7. Traditional programming vs Neural Networks

  • Traditional programming: hard code rules about a dog
  • Neural networks: give pictures about dog and ask is this a dog, and it would predict a dog
  • Generative language models (LaMDA, PaLM, GPT): users generate own text, ask models to read the text, then ask what is a dog

8. LLM vs Traditional model development

LLM Traditional
Think about Prompt design Minimizing a loss function
ML expertise needed No Yes
Compute time and hardware No Yes
Training examples No Yes
Training a model No Yes

9. What are prompt design and prompt engineering?

They both intend to create prompts that are clear, precise, and informative. However, there are key differences.

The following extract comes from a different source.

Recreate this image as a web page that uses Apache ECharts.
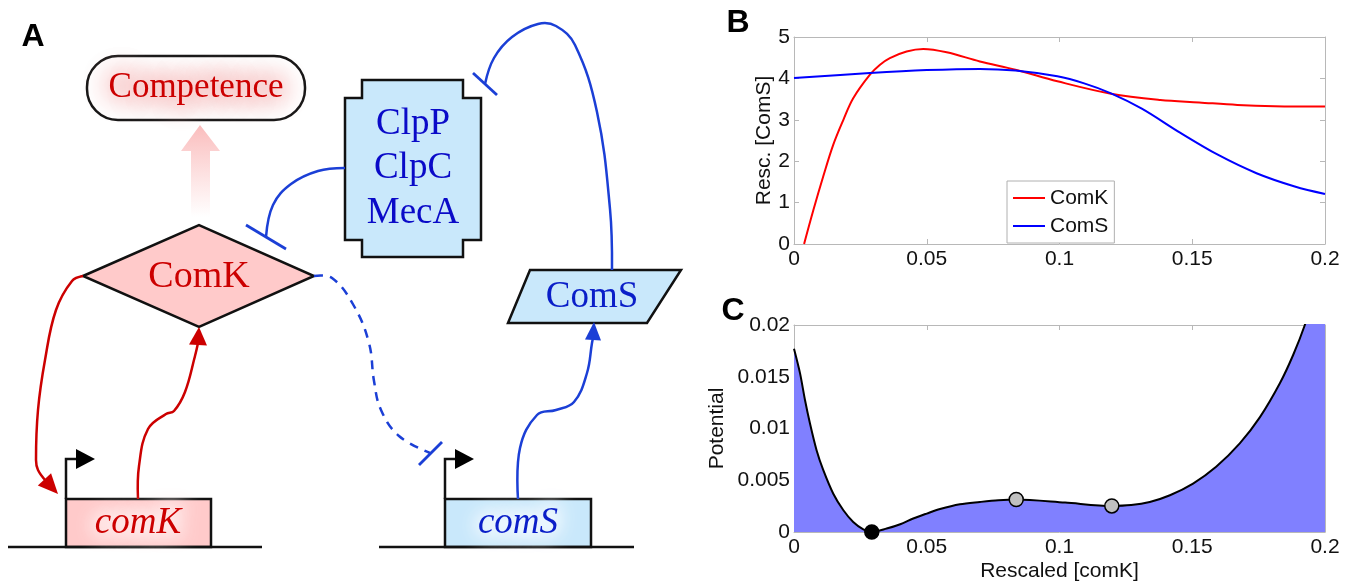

Prompt Design Prompt Engineering
Definition The process of creating tailored instructions and context passed to a language model to achieve a desired task The practice of developing and optimizing prompts to efficiently use language models for a variety of applications.
Scope Specific Generalized
Scenario Essential for a specific task When requires a high degree of accuracy/performance

10. What are the different kinds of LLMs?

Generic/Base Instruction Tuned Dialog Tuned
What does the model do? Predict the next word (token) based on the language in the training data (autocomplete in search) Follow instructions. Predict a response to the instructions given in the input. Use RLHF (Reinforcement learning with human feedback) To have a dialog by predicting the next response (a type of Instruction based)
Examples Predict the next word Sentiment analysis Further specialization of instruction tuning that is expected to be in the context of a longer back and forth conversation, and typically works better with natural questions-like phrasings (Chatbot)

11. Chain of thought reasoning

  • Models are better at getting the right answer when they first output text that explains the reason for the answer

12. Why is tuning needed?

  • A model that can do everything has practical limitations

13. Task specific models

Language Vision
Extraction Syntax analysis Object detector
Classification Entity analysis Occupancy analytics

Ref